The application of tetracyclineregulated gene expression systems in the validation of novel drug targets in Mycobacterium tuberculosis

Abstract

Although efforts to identify novel therapies for the treatment of tuberculosis have led to the identification of several promising drug candidates, the identification of high-quality hits from conventional whole-cell screens remains disappointingly low. The elucidation of the genome sequence of Mycobacterium tuberculosis (Mtb) facilitated a shift to target-based approaches to drug design but these efforts have proven largely unsuccessful. More recently, regulated gene expression systems that enable dose-dependent modulation of gene expression have been applied in target validation to evaluate the requirement of individual genes for the growth of Mtb both in vitro and in vivo. Notably, these systems can also provide a measure of the extent to which putative targets must be depleted in order to manifest a growth inhibitory phenotype. Additionally, the successful implementation of Mtb strains engineered to under-express specific molecular targets in whole-cell screens has enabled the simultaneous identification of cell-permeant inhibitors with defined mechanisms of action. Here, we review the application of tetracycline-regulated gene expression systems in the validation of novel drug targets in Mtb, highlighting both the strengths and limitations associated with this approach to target validation.

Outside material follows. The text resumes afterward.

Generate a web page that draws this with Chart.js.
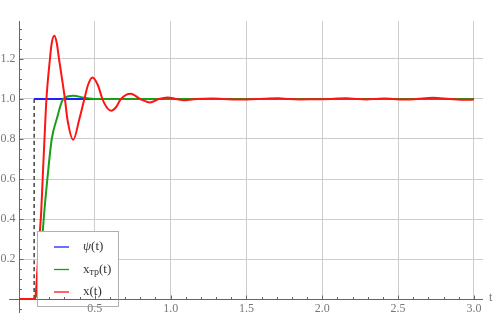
<!DOCTYPE html>
<html>
<head>
<meta charset="utf-8">
<script src="https://cdn.jsdelivr.net/npm/chart.js@4"></script>
<style>
  html, body { margin: 0; padding: 0; background: #fff; }
  #wrap { width: 496px; height: 318px; }
</style>
</head>
<body>
<div id="wrap"><canvas id="chart" width="496" height="318"></canvas></div>
<script>
// ================================
// Step responses
// ================================

// reference input psi(t): unit step after the delay
const psiT = [0.1, 3.0];
const psiY = [1.0, 1.0];

// dashed marker at the delay
const delayT = [0.1, 0.1];
const delayY = [0.0, 1.0];

// x_tr(t): desired (smooth) response
const trT = [0, 0.1, 0.11, 0.12, 0.13, 0.14, 0.15, 0.157, 0.165, 0.187, 0.216, 0.249, 0.292, 0.358, 0.43, 0.5, 3.0];
const trY = [0, 0, 0.01, 0.04, 0.1, 0.18, 0.27, 0.34, 0.42, 0.6, 0.8, 0.9, 1.0, 1.016, 1.006, 1.0, 1.0];

// x(t): actual oscillating response
const xT = [0, 0.106, 0.112, 0.12, 0.128, 0.137, 0.146, 0.156, 0.168, 0.181,
            0.204, 0.216, 0.233, 0.249, 0.264, 0.303, 0.319, 0.358, 0.398, 0.431,
            0.455, 0.484, 0.52, 0.55, 0.577, 0.607, 0.641, 0.672, 0.736, 0.80,
            0.864, 0.922, 0.98, 1.037, 1.092, 1.17, 1.27, 1.35, 1.435, 1.57,
            1.71, 1.78, 1.85, 1.95, 2.06, 2.16, 2.23, 2.29, 2.35, 2.41,
            2.47, 2.53, 2.62, 2.73, 2.84, 2.95, 3.0];
const xY = [0, 0, 0.04, 0.13, 0.23, 0.33, 0.43, 0.6, 0.8, 1.0,
            1.2, 1.28, 1.3165, 1.28, 1.2, 1.0, 0.9, 0.796, 0.9, 1.0,
            1.07, 1.108, 1.07, 1.0, 0.96, 0.9415, 0.96, 1.0, 1.0265, 1.0,
            0.983, 1.0, 1.008, 1.0, 0.994, 1.0, 1.003, 1.0, 0.997, 1.0,
            1.004, 1.0, 0.998, 0.999, 1.0, 1.004, 1.0, 0.998, 1.0, 1.003,
            1.0, 0.997, 1.0, 1.006, 1.0, 0.996, 0.997];

// ticks
const xTicks = [0.5, 1.0, 1.5, 2.0, 2.5, 3.0];
const xTickLabels = ['0.5', '1.0', '1.5', '2.0', '2.5', '3.0'];
const yTicks = [0.2, 0.4, 0.6, 0.8, 1.0, 1.2];
const yTickLabels = ['0.2', '0.4', '0.6', '0.8', '1.0', '1.2'];
const xAxisTitle = 't';

// legend text: [main, subscript, tail]
const legendNames = [['ψ', '', '(t)'], ['x', 'тр', '(t)'], ['x', '', '(t)']];

const SERIF = '"Liberation Serif", "DejaVu Serif", serif';
const toPoints = (ts, vs) => ts.map((t, i) => ({ x: t, y: vs[i] }));

// Axes through the origin, Mathematica style (ticks point inward)
function drawAxes(chart) {
  const { ctx, scales: { x, y } } = chart;
  const x0 = Math.round(x.getPixelForValue(0)) + 0.5;
  const y0 = Math.round(y.getPixelForValue(0)) + 0.5;
  ctx.save();
  ctx.strokeStyle = '#666';
  ctx.lineWidth = 1;
  ctx.beginPath();
  ctx.moveTo(x.getPixelForValue(-0.065), y0);
  ctx.lineTo(x.right, y0);
  ctx.moveTo(x0, y.top);
  ctx.lineTo(x0, y.getPixelForValue(-0.07));
  for (let i = 1; i <= 30; i++) {
    const px = Math.round(x.getPixelForValue(i / 10)) + 0.5;
    const len = i % 5 === 0 ? 4 : 2.5;
    ctx.moveTo(px, y0);
    ctx.lineTo(px, y0 - len);
  }
  for (let i = -1; i <= 27; i++) {
    if (i === 0) continue;
    const py = Math.round(y.getPixelForValue(i * 0.05)) + 0.5;
    const len = i % 4 === 0 ? 4 : 2.5;
    ctx.moveTo(x0, py);
    ctx.lineTo(x0 + len, py);
  }
  ctx.stroke();

  ctx.fillStyle = '#777';
  ctx.font = '12px ' + SERIF;
  ctx.textAlign = 'center';
  ctx.textBaseline = 'alphabetic';
  xTicks.forEach((v, i) => ctx.fillText(xTickLabels[i], x.getPixelForValue(v), y0 + 12.5));
  ctx.textAlign = 'right';
  ctx.textBaseline = 'middle';
  yTicks.forEach((v, i) => ctx.fillText(yTickLabels[i], x0 - 4, y.getPixelForValue(v)));
  ctx.textAlign = 'left';
  ctx.fillText(xAxisTitle, x.right + 6, y0 - 2);
  ctx.restore();
}

const axesPlugin = {
  id: 'originAxes',
  beforeDatasetsDraw(chart) { drawAxes(chart); }
};

const boxLegend = {
  id: 'boxLegend',
  afterDatasetsDraw(chart) {
    const ctx = chart.ctx;
    const bx = 37.5, by = 231.5, bw = 81, bh = 75;
    ctx.save();
    ctx.fillStyle = '#fff';
    ctx.fillRect(bx, by, bw, bh);
    ctx.strokeStyle = '#b0b0b0';
    ctx.lineWidth = 1;
    ctx.strokeRect(bx, by, bw, bh);

    const rows = chart.data.datasets.filter(d => d.inLegend);
    rows.forEach((ds, i) => {
      const cy = 247 + i * 22.5;
      ctx.strokeStyle = ds.borderColor;
      ctx.lineWidth = 1.3;
      ctx.beginPath();
      ctx.moveTo(54, cy);
      ctx.lineTo(69, cy);
      ctx.stroke();

      const [main, sub, tail] = legendNames[i];
      let tx = 83;
      ctx.fillStyle = '#333';
      ctx.textAlign = 'left';
      ctx.textBaseline = 'middle';
      ctx.font = (main === 'ψ' ? 'italic ' : '') + '13px ' + SERIF;
      ctx.fillText(main, tx, cy);
      tx += ctx.measureText(main).width;
      if (sub) {
        ctx.font = '10px ' + SERIF;
        ctx.fillText(sub, tx, cy + 3);
        tx += ctx.measureText(sub).width;
      }
      ctx.font = '13px ' + SERIF;
      ctx.fillText(tail, tx, cy);
    });
    ctx.restore();

    // the axis shows through the legend box
    ctx.save();
    ctx.beginPath();
    ctx.rect(bx, by, bw, bh);
    ctx.clip();
    drawAxes(chart);
    ctx.restore();
  }
};

const lineDefaults = {
  showLine: true,
  pointRadius: 0,
  fill: false,
  clip: false,
  cubicInterpolationMode: 'monotone'
};

new Chart(document.getElementById('chart'), {
  type: 'scatter',
  data: {
    datasets: [
      { ...lineDefaults, label: 'ψ(t)', inLegend: true, data: toPoints(psiT, psiY),
        borderColor: '#1f1fff', borderWidth: 2, order: 3 },
      { ...lineDefaults, label: 'xтр(t)', inLegend: true, data: toPoints(trT, trY),
        borderColor: '#17a017', borderWidth: 2, order: 2 },
      { ...lineDefaults, label: 'x(t)', inLegend: true, data: toPoints(xT, xY),
        borderColor: '#ff1414', borderWidth: 2, order: 1 },
      { ...lineDefaults, label: 'delay', inLegend: false, data: toPoints(delayT, delayY),
        borderColor: '#444', borderWidth: 1.5, borderDash: [4, 3], order: 4 }
    ]
  },
  options: {
    responsive: false,
    animation: false,
    devicePixelRatio: 1,
    layout: { padding: { left: 19, top: 21, right: 13, bottom: 19 } },
    plugins: { legend: { display: false }, tooltip: { enabled: false } },
    scales: {
      x: {
        type: 'linear', min: 0, max: 3.06,
        ticks: { display: false, stepSize: 0.5, includeBounds: false },
        grid: { color: '#cdcdcd', drawTicks: false },
        border: { display: false }
      },
      y: {
        type: 'linear', min: 0, max: 1.39,
        ticks: { display: false, stepSize: 0.2, includeBounds: false },
        grid: { color: '#cdcdcd', drawTicks: false },
        border: { display: false }
      }
    }
  },
  plugins: [axesPlugin, boxLegend]
});
</script>
</body>
</html>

Keywords: Mycobacterium tuberculosis; drug discovery; hypomorphs; regulated gene expression; target validation; target-based whole cell screening.

FIGURE 1

Schematic representation of tetracycline (Tet) export in Gram-negative bacteria. In the absence of Tet, Tet repressor (TetR) dimers bind to Tet operators (tetO) located upstream of tetA, encoding the Tet-exporting protein, repressing its transcription. Upon introduction of anhydrotetracycline (ATc) and its subsequent binding to TetR, a conformational change occurs that results in dissociation of TetR from tetO, enabling Tet-mediated transcription of tetA to occur. Tet is then transported across the cytoplasmic membrane by TetA.

FIGURE 2

Tetracycline-mediated gene regulation in Mycobacterium tuberculosis (Mtb). (A) In the Tet-ON configuration, TetR dimers bind to Tet operators (tetO) in the absence of ATc, repressing transcription. Upon introduction of ATc and its subsequent binding to TetR, a conformational change occurs that results in dissociation of TetR from tetO, enabling Tet-mediated transcription from P_myc1tetO to occur. (B) In the Tet-OFF configuration, introduction of ATc results in binding of revTetR to P_myc1tetO, causing repression of transcription. TetR, Tet repressor; ATc, anhydrotetracycline; tetO, Tet operator; P_myc1tetO, mycobacterial promoter with tetOs inserted; revTetR, reverse Tet repressor (Adapted from Guo et al., 2007).

FIGURE 3

The application of hypomorphs in (A) assessing target vulnerability and (B) expanding antitubercular chemical space. (A) Dose-dependent silencing of a target gene enables determination of the extent to which that target must be depleted in order to result in growth inhibition. A target that requires only 50% depletion in order to reduce 50% of bacterial growth (black line) is considered more vulnerable that one that requires 75% depletion to achieve the same effect (gray line). (B) Reduction of the absolute concentration of a target by conditional knockdown (gray line) relative to wildtype levels (black line) facilitates the identification of on-target inhibitors by lowering the minimum inhibitory concentration (MIC).

FIGURE 4

Tetracycline-mediated regulated protein degradation in Msm. (A) Degradation of SsrA-tagged proteins by ClpXP is enhanced by the adapter protein, SspB. (B) Mutation of the wildtype LAA ClpX recognition site of SsrA to generate a modified DAS tag weakens the interaction of ClpXP with the aberrant protein, resulting in SspB-dependent proteolysis of the tagged protein. (C) By replacement of the native sspB promoter with a Tet-inducible promoter, SspB-mediated degradation of proteins that have been engineered to carry a modified DAS tag can be achieved upon induction with ATc.

FIGURE 5

Dual-control (DUC) genetic switch for simultaneous transcriptional silencing and degradation of the encoded protein in Mtb. (A) In the absence of ATc sspB expression is repressed by TetR, while expression of the target gene under control of revTetR proceeds. (B) Upon introduction of ATc, sspB transcription proceeds, enabling ClpXP-mediated proteolysis of the target protein and simultaneous transcriptional repression of the target gene due to binding of revTet to the Tet-regulated promoter. tetR, Tet repressor; GOI, gene of interest; rev tetR, reverse Tet repressor; ATc, anhydrotetracycline; ClpXP, protease complex mediating controlled proteolysis of the target protein (Adapted from Kim et al., 2013).